So I have been wondering what sort of content I wanted to produce and share on this blog for a bit now and I think that I have come to a conclusion on what I seek to accomplish.
First, this blog is merely a grounds for me to express my thoughts as clearly but creatively as possible. This blog is a space for me to voice my findings as well as to revive my love for word-crafting.
Secondly, I would love to share some of the reflections and thought processes that run through my mind using a variety of literary methods.
DISCLAIMER: I have a tendency to ask myself questions that shake the core of my spirit.
Luckily they have a habit of producing beautifully crafted answers from the Lord that restore, reconfirm, restrengthen, and reestablish me.
With that said, let us begin:
I am covetous, I am possessive, and I am greedy for gain.
Yet, as awful as this sounds, I believe that this is a positive commonality that we all share collectively as members of humanity.
But this should especially be true for those of us who call ourselves followers of Christ.
We are called by God to yearn… to passionately desire… and to crave his presence with all of our hearts.
As John Piper said in a sermon podcast I listened to a year ago, the issue we face as Christians is less the fact that we desire too much, but rather more the fact that the desire of our hearts is lacking.
But whatever gain I had, I counted as loss for the sake of Christ. Indeed, I count everything as loss because of the surpassing worth of knowing Christ Jesus my Lord. For his sake I have suffered the loss of all things and count them as rubbish, in order that I may gain Christ
Philippians 3:7-8
I earnestly believe that the Word writes that we were created with the faculty to desire richly and the capacity to satiate the void in our hearts with the overwhelmingly sufficient love of Christ.
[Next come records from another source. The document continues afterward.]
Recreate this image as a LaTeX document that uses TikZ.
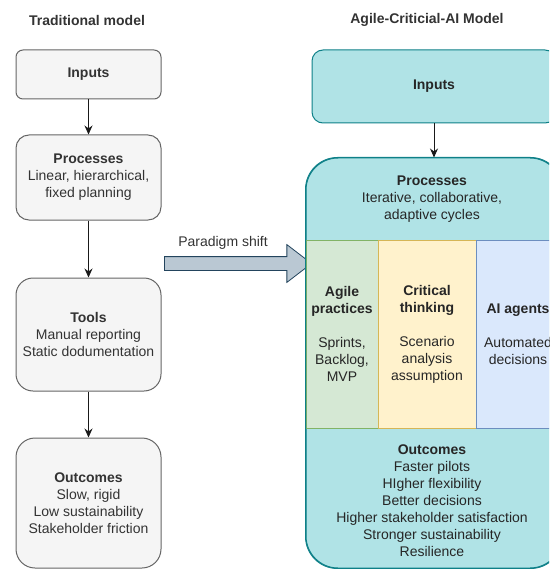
\documentclass[tikz,border=0pt]{standalone}
\usepackage{fontspec}
\setmainfont{Liberation Sans}
\usetikzlibrary{positioning,arrows.meta,shapes.arrows}
\definecolor{oldf}{HTML}{F5F5F5}
\definecolor{oldd}{HTML}{666666}
\definecolor{oldt}{HTML}{333333}
\definecolor{newf}{HTML}{B0E3E6}
\definecolor{newd}{HTML}{0E8088}
\definecolor{agilef}{HTML}{D5E8D4}
\definecolor{agiled}{HTML}{82B366}
\definecolor{critf}{HTML}{FFF2CC}
\definecolor{critd}{HTML}{D6B656}
\definecolor{aif}{HTML}{DAE8FC}
\definecolor{aid}{HTML}{6C8EBF}
\definecolor{shiftf}{HTML}{BAC8D3}
\definecolor{shiftd}{HTML}{23445D}
\newcommand{\bodyfont}{\fontsize{14}{17}\selectfont}
\tikzset{
  title/.style    = {font=\bodyfont\bfseries, text=oldt},
  oldbox/.style   = {draw=oldd, fill=oldf, text=oldt, line width=1pt, minimum width=145pt,
                     align=center, inner sep=2pt, font=\bodyfont},
  newbox/.style   = {draw=newd, fill=newf, text=black!85, line width=1pt,
                     align=center, inner sep=2pt, font=\bodyfont},
  colbox/.style   = {rectangle, line width=1pt, minimum height=188pt, text=black!85,
                     align=center, inner sep=2pt, font=\bodyfont},
  plain/.style    = {align=center, inner sep=1pt, text=black!85, font=\bodyfont},
  flow/.style     = {-{Stealth[length=9pt,width=8pt]}, line width=1pt, draw=black!90},
  shiftarrow/.style = {single arrow, draw=shiftd, fill=shiftf, line width=0.8pt,
                     inner sep=6.5pt, single arrow head extend=12pt,
                     single arrow tip angle=75, minimum width=37pt},
  lbl/.style      = {font=\bodyfont, text=oldt, inner sep=1pt},
}
\begin{document}
\begin{tikzpicture}[x=1pt,y=-1pt]
\useasboundingbox (0,0) rectangle (549,569);
\clip (0,0) rectangle (549,569);

% traditional model
\node[title] (ltitle) at (87,20) {Traditional model};
\node[oldbox, rounded corners=7pt, minimum height=49pt] (lin) at (88.5,74.5) {\textbf{Inputs}};
\node[oldbox, rounded corners=13pt, minimum height=85pt] (lproc) at (88.5,177.5)
  {\textbf{Processes}\\Linear, hierarchical,\\fixed planning};
\node[oldbox, rounded corners=17pt, minimum height=113pt] (ltools) at (88.5,334.5)
  {\textbf{Tools}\\Manual reporting\\Static dodumentation};
\node[oldbox, rounded corners=19pt, minimum height=130pt] (lout) at (88.5,503)
  {\textbf{Outcomes}\\Slow, rigid\\Low sustainability\\Stakeholder friction};

\draw[flow] (lin) -- (lproc);
\draw[flow] (lproc) -- (ltools);
\draw[flow] (ltools) -- (lout);

% paradigm shift
\node[shiftarrow, minimum height=147pt] (shift) at (233.5,263.5) {};
\node[lbl] (shiftlbl) at (223,243) {Paradigm shift};

% agile-critical-ai model
\node[title] (rtitle) at (427,20) {Agile-Criticial-AI Model};
\node[newbox, rounded corners=11pt, minimum width=244pt, minimum height=73pt] (rin) at (434,86.5)
  {\textbf{Inputs}};
\node[newbox, rounded corners=32pt, minimum width=256pt, minimum height=410pt] (rbox) at (434,363) {};

\node[colbox, draw=agiled, fill=agilef, minimum width=72pt] (agile) at (342,334)
  {\textbf{Agile}\\\textbf{practices}\\[17pt]Sprints,\\Backlog,\\MVP};
\node[colbox, draw=critd, fill=critf, minimum width=98pt] (crit) at (427,334)
  {\textbf{Critical}\\\textbf{thinking}\\[17pt]Scenario\\analysis\\assumption};
\node[colbox, draw=aid, fill=aif, minimum width=84pt] (ai) at (518,334)
  {\textbf{AI agents}\\[17pt]Automated\\decisions};
\draw[draw=newd, line width=1pt, rounded corners=32pt] (rbox.north west) rectangle (rbox.south east);

\node[plain] (rproc) at (432,199) {\textbf{Processes}\\Iterative, collaborative,\\adaptive cycles};
\node[plain] (rout) at (432,501)
  {\textbf{Outcomes}\\Faster pilots\\HIgher flexibility\\Better decisions\\
   Higher stakeholder satisfaction\\Stronger sustainability\\Resilience};

\draw[flow] (rin.south) -- (rin.south |- rbox.north);

\end{tikzpicture}
\end{document}
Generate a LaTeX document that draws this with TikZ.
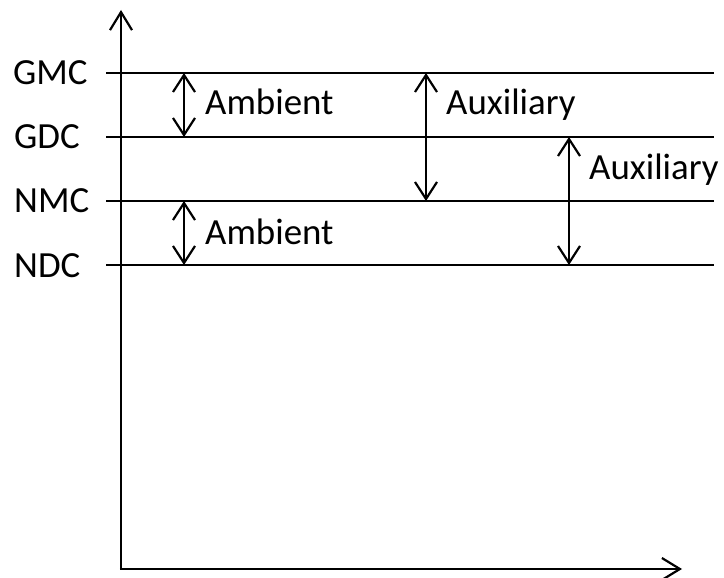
\documentclass[tikz,border=0pt]{standalone}
\usepackage{fontspec}
\setmainfont{Carlito}
\usetikzlibrary{arrows.meta}
\begin{document}
\begin{tikzpicture}[x=1bp,y=-1bp,
  every node/.style={inner sep=0pt,font=\fontsize{37}{41}\selectfont},
  axis/.style={line width=2.2pt,-{Straight Barb[length=18bp,width=22bp,line width=2.2pt]}},
  level/.style={line width=2.2pt},
  span/.style={line width=2.2pt,{Straight Barb[length=17bp,width=22bp,line width=2.2pt]}-{Straight Barb[length=17bp,width=22bp,line width=2.2pt]}},
  lvl/.style={anchor=base west},
  tag/.style={anchor=base west}]
\useasboundingbox (0,0) rectangle (724,578);

% axes
\coordinate (o) at (121,569);
\coordinate (ytop) at (121,10);
\coordinate (xend) at (682,569);
\draw[axis] (o) -- (ytop);
\draw[axis] ([xshift=-1.1bp]o) -- (xend);

% levels
\foreach \name/\y in {gmc/73,gdc/137,nmc/201,ndc/265}{
  \coordinate (\name-l) at (106,\y);
  \coordinate (\name-r) at (714,\y);
  \draw[level] (\name-l) -- (\name-r);
}

% level labels
\node[lvl] (tgmc) at (13,85) {GMC};
\node[lvl] (tgdc) at (14,149) {GDC};
\node[lvl] (tnmc) at (14,213) {NMC};
\node[lvl] (tndc) at (14,277) {NDC};

% spans between levels
\coordinate (a1t) at (184,73);  \coordinate (a1b) at (184,137);
\coordinate (a2t) at (184,201); \coordinate (a2b) at (184,265);
\coordinate (x1t) at (426,73);  \coordinate (x1b) at (426,201);
\coordinate (x2t) at (569,137); \coordinate (x2b) at (569,265);
\draw[span] (a1t) -- (a1b);
\draw[span] (a2t) -- (a2b);
\draw[span] (x1t) -- (x1b);
\draw[span] (x2t) -- (x2b);

% span labels
\node[tag] (amb1) at (205,115) {Ambient};
\node[tag] (amb2) at (205,244) {Ambient};
\node[tag] (aux1) at (446,115) {Auxiliary};
\node[tag] (aux2) at (589,180) {Auxiliary};
\end{tikzpicture}
\end{document}
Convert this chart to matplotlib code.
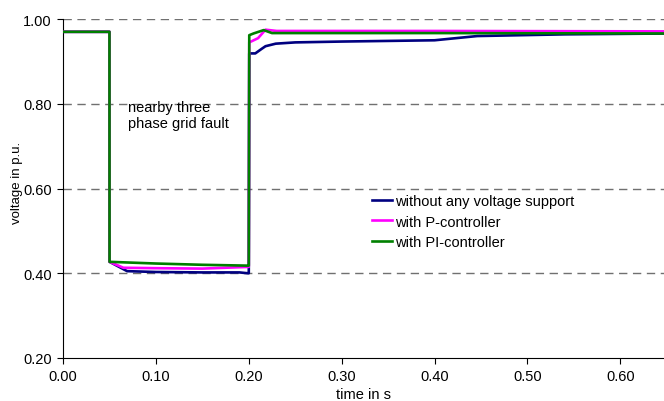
import matplotlib

matplotlib.use("Agg")
import matplotlib.pyplot as plt  # noqa: E402

plt.rcParams["font.family"] = ["Liberation Sans", "DejaVu Sans"]

# voltage at the grid connection point during a nearby three phase fault
t_none = [0.0, 0.05, 0.0501, 0.069, 0.10, 0.15, 0.19, 0.199, 0.2, 0.2005, 0.207,
          0.214, 0.218, 0.229, 0.25, 0.30, 0.40, 0.446, 0.54, 0.65]
v_none = [0.97, 0.97, 0.427, 0.405, 0.403, 0.402, 0.402, 0.400, 0.400, 0.919, 0.919,
          0.930, 0.936, 0.942, 0.945, 0.947, 0.950, 0.960, 0.964, 0.966]

t_p = [0.0, 0.05, 0.0501, 0.065, 0.10, 0.15, 0.199, 0.2, 0.2005, 0.21, 0.218,
       0.23, 0.40, 0.65]
v_p = [0.97, 0.97, 0.427, 0.413, 0.412, 0.411, 0.415, 0.415, 0.945, 0.955, 0.975,
       0.972, 0.972, 0.971]

t_pi = [0.0, 0.05, 0.0501, 0.10, 0.15, 0.199, 0.2, 0.2005, 0.205, 0.216, 0.225,
        0.40, 0.65]
v_pi = [0.97, 0.97, 0.427, 0.423, 0.420, 0.418, 0.418, 0.962, 0.966, 0.974, 0.967,
        0.967, 0.966]

x_ticks = [0.0, 0.1, 0.2, 0.3, 0.4, 0.5, 0.6]
y_ticks = [0.2, 0.4, 0.6, 0.8, 1.0]

fig = plt.figure(figsize=(6.64, 4.02), dpi=100)
ax = fig.add_axes([0.0949, 0.107, 0.9051, 0.843])

for y in y_ticks[1:]:
    ax.axhline(y, color="#707070", linestyle=(0, (6, 4)), linewidth=1.0, zorder=1)

ax.plot(t_none, v_none, color="#000080", linewidth=1.9, label="without any voltage support", zorder=3)
ax.plot(t_p, v_p, color="#FF00FF", linewidth=1.9, label="with P-controller", zorder=4)
ax.plot(t_pi, v_pi, color="#008000", linewidth=1.9, label="with PI-controller", zorder=5)

ax.text(0.0695, 0.774, "nearby three\nphase grid fault", fontsize=10.5,
        va="center", ha="left", linespacing=1.15)

ax.set_xlim(0, 0.647)
ax.set_ylim(0.2, 1.0)
ax.set_xticks(x_ticks)
ax.set_xticklabels([f"{x:.2f}" for x in x_ticks])
ax.set_yticks(y_ticks)
ax.set_yticklabels([f"{y:.2f}" for y in y_ticks])
ax.tick_params(direction="out", length=4, width=0.8, labelsize=10.5, pad=4)
ax.spines["top"].set_visible(False)
ax.spines["right"].set_visible(False)
ax.set_xlabel("time in s", fontsize=10.5, labelpad=2.5)
ax.set_ylabel("voltage in p.u.", fontsize=9.5)
ax.yaxis.set_label_coords(-0.066, 0.52)

ax.legend(loc="upper left", bbox_to_anchor=(372 / 664, 1 - 195 / 402),
          bbox_transform=fig.transFigure, frameon=False, fontsize=10.5,
          handlelength=1.4, handletextpad=0.15, labelspacing=0.45,
          borderpad=0, borderaxespad=0)

fig.savefig("out.png", dpi=100)
plt.close(fig)
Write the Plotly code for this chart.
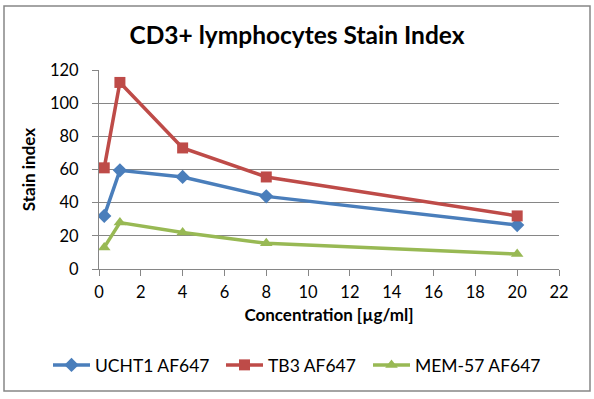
import plotly.graph_objects as go

conc = [0.25, 1, 4, 8, 20]
ucht1 = [32, 59.5, 55.5, 43.8, 26.5]
tb3 = [61, 112.5, 73, 55.5, 32]
mem57 = [13, 28, 22, 15.5, 9]

series_names = ["UCHT1 AF647", "TB3 AF647", "MEM-57 AF647"]
colors = ["#4A7EBB", "#BE4B48", "#98B954"]
symbols = ["diamond", "square", "triangle-up"]
msizes = [11, 11, 11]
legend_ids = ["legend", "legend2", "legend3"]
legend_left_px = [48, 221, 368]

FONT = "Lato, Carlito, Calibri, sans-serif"

fig = go.Figure()
for name, vals, c, s, ms, lg in zip(series_names, [ucht1, tb3, mem57], colors, symbols, msizes, legend_ids):
    fig.add_trace(go.Scatter(x=conc, y=vals, mode="lines+markers", name=name,
                             line=dict(color=c, width=3.5),
                             marker=dict(symbol=s, size=ms, color=c), legend=lg))

legend_common = dict(orientation="h", xanchor="left", y=(269 - 365) / 199,
                     yanchor="middle", itemwidth=37,
                     font=dict(size=17.5, family=FONT), bgcolor="rgba(0,0,0,0)")

fig.update_layout(
    width=594, height=399,
    margin=dict(l=99, r=35, t=70, b=130, autoexpand=False),
    paper_bgcolor="white", plot_bgcolor="white",
    font=dict(family=FONT, size=17, color="#000000"),
    title=dict(text="<b>CD3+ lymphocytes Stain Index</b>", x=0.5, xanchor="center",
               y=1 - 35 / 399, yanchor="middle", font=dict(size=24.5, family=FONT)),
    showlegend=True,
    legend=dict(x=(legend_left_px[0] - 99) / 460, **legend_common),
    legend2=dict(x=(legend_left_px[1] - 99) / 460, **legend_common),
    legend3=dict(x=(legend_left_px[2] - 99) / 460, **legend_common),
    xaxis=dict(range=[0, 22], dtick=2, tick0=0, showgrid=False, zeroline=False,
               showline=True, linecolor="#868686", linewidth=1,
               ticks="outside", ticklen=6, tickcolor="#868686",
               ticklabelstandoff=2,
               tickfont=dict(size=16.5),
               title=dict(text="<b>Concentration [µg/ml]</b>", font=dict(size=17), standoff=8)),
    yaxis=dict(range=[0, 120], dtick=20, tick0=0, showgrid=True, gridcolor="#868686",
               gridwidth=1, zeroline=False, showline=True, linecolor="#868686", linewidth=1,
               ticks="outside", ticklen=6, tickcolor="#868686",
               ticklabelstandoff=10,
               tickfont=dict(size=16.5),
               title=dict(text="<b>Stain index</b>", font=dict(size=17), standoff=10)),
    shapes=[dict(type="rect", xref="paper", yref="paper",
                 x0=(4 - 99) / 460, x1=(590 - 99) / 460,
                 y0=(269 - 391) / 199, y1=(269 - 6) / 199,
                 line=dict(color="#868686", width=1.5), layer="below")],
)

fig.write_html("out.html", config={"displayModeBar": False},
               post_script="document.body.style.margin='0';")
However, we often fail to desire this much. It is an arduous struggle for us to see past the material possessions of this world, past the recognition we crave, past the relationships we preciously hold.
We accuse ourselves of being too quickly and easily seized by the snare of desiring things when the reality is that we fail to ensnare ourselves in the greatest desire of all, to know and to love our Lord.
College, friendships, family, my lovely girlfriend, my talents and hobbies, my hopes and dreams, my life itself. All wonderful things that God has blessed me with in this lifetime. Still, all of these things are rubbish, trash, chaff blown away in the wind compared to the worth of catching a glimpse of Christ’s beautiful face.
For a day in your courts is better
Psalm 84:10
than a thousand elsewhere.
I would rather be a doorkeeper in the house of my God
than dwell in the tents of wickedness.
On this note I want to share with you some thoughts I had coming out of last Sunday’s sermon on the Holy Spirit, part of our new sermon series that we will be running through during the summer.
The portion that I was particularly focused on was the notion that the FRUIT of the Holy Spirit can be conceived of as a mark of spiritual maturity.
But the fruit of the Spirit is love, joy, peace, patience, kindness, goodness, faithfulness, gentleness, self-control; against such things there is no law. And those who belong to Christ Jesus have crucified the flesh with its passions and desires.
Galatians 5:22-24
This is fantastic and a great way for us to keep tabs on how we are progressing in our walk with the Lord. Contrarily, for me, this signaled a moment of concern:
Is my walk with the Lord fixated more upon the obtainment of greater spiritual maturity than the enjoyment of the Lord himself?
This is a question that immediately made its impression in my mind and still yet remains resonating in my heart. I realized that I love the grace of God and his blessings, that I love the endowments of the Holy Spirit and his guiding hand. Yet, I realized that I did not love them less than I loved Christ himself, nor less than I loved the Spirit for who he is.
In fact, I was frustrated, aghast, and heartbroken that my desire to grow more spiritual mature had overcome the greater desire to love God with all my heart, all my soul, and all my mind.
But God is faithful and more confident than I that I will find restoration and that the Spirit will lead me once again in my endeavor to walk upon the narrow path with Christ.
I have tremendous hope and joy knowing that he will sweep my tattered feet off my current, dusty ground and lay them down upon the solid ground of his courts once again.